War is terrible. I have seen what it does to men. But sometimes war is necessary. Sometimes evil must be confronted with force. Sitting in a bed and singing songs will not stop tyranny. It will not protect the innocent. Peace is a beautiful idea, but the world is not always beautiful.” Those words were published in the magazine and within days they were picked up by larger publications.

The headline read, “Johnny Cash rejects John Lennon’s peace message.” “Country star says war is sometimes necessary.” John Lennon read that headline in his London apartment. He was sitting at his piano working on a new song when someone handed him the article. He read it once, then again. His face darkened. Yoko, who was sitting nearby, saw the shift in his expression.

“What is it?” she asked. John handed her the magazine. “Johnny Cash,” he said quietly. “He thinks I am naive. He thinks peace is childish.” Yoko read the article and looked back at John. “He is entitled to his opinion.” John stood up and walked to the window looking out at the gray London sky. “He is telling people that what we are doing is pointless.

That our message does not matter. How can he say that? How can anyone say that trying to save lives is naive?” For the next several weeks, John Lennon could not let it go. In interviews, reporters would ask him about Johnny Cash’s comments. At first, John tried to be diplomatic. “Johnny Cash is a great artist,” he would say, “but we disagree on this fundamental issue.

I believe peace is always possible. He believes war is sometimes necessary. History will judge which of us was right.” But privately, John was hurt. He had grown up idolizing American music. Elvis Presley, Chuck Berry, Little Richard, and Johnny Cash had been part of that pantheon. The man in black, the voice of the downtrodden, the outlaw who sang for prisoners and the forgotten.

How could that man not see that war was the ultimate injustice?

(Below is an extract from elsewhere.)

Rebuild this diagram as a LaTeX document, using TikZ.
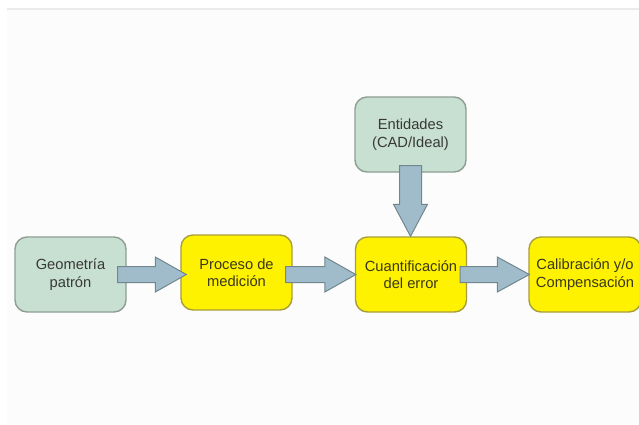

In Nashville, Johnny Cash was also being asked about the conflict. Reporters wanted to know if he had a response to John Lennon’s peace movement. Cash’s answers remained consistent. “I am not against peace,” he said. “I am for peace. But I am also for the men and women who put on a uniform and risk their lives because they believe in something greater than themselves.

I will not tell those people that their sacrifice is meaningless. John Lennon has never served his country. He has never stood in the shoes of a soldier. It is easy to sing about peace when you have never had to fight for your freedom. The tension between the two men simmered throughout 1969 and into 1970. They never met. They never spoke.

But, their opposing philosophies played out in the media, in their music, and in the hearts of millions of fans who were forced to choose a side. Are you for peace, or are you for the troops? Are you with John Lennon or Johnny Cash? It was a false choice, but it was the choice the world seemed to demand.

Then, in 1970, something happened that brought the conflict into sharper focus. The Kent State shootings. On May 4th, 1970, National Guard troops opened fire on unarmed student protesters at Kent State University in Ohio. Four students were killed. Nine were wounded. The images of young people lying bleeding on the campus shocked the world.

John Lennon was devastated. He immediately wrote a song in response. The lyrics were raw and angry. They sang of murdered innocence, of a government that killed its own children. “This is what I have been trying to tell people,” John said in an interview days after the shooting. “This is what happens when we glorify violence, when we tell young men that war is noble.

They learn to kill, and eventually they kill us.” Johnny Cash heard about the Kent State shootings while on tour. He was in his dressing room preparing for a show when someone told him the news. Cash sat down heavily, his face pale. He did not speak for a long time. Then he said, “Cancel the show.” His manager protested, “Johnny, we have 10,000 people waiting out there.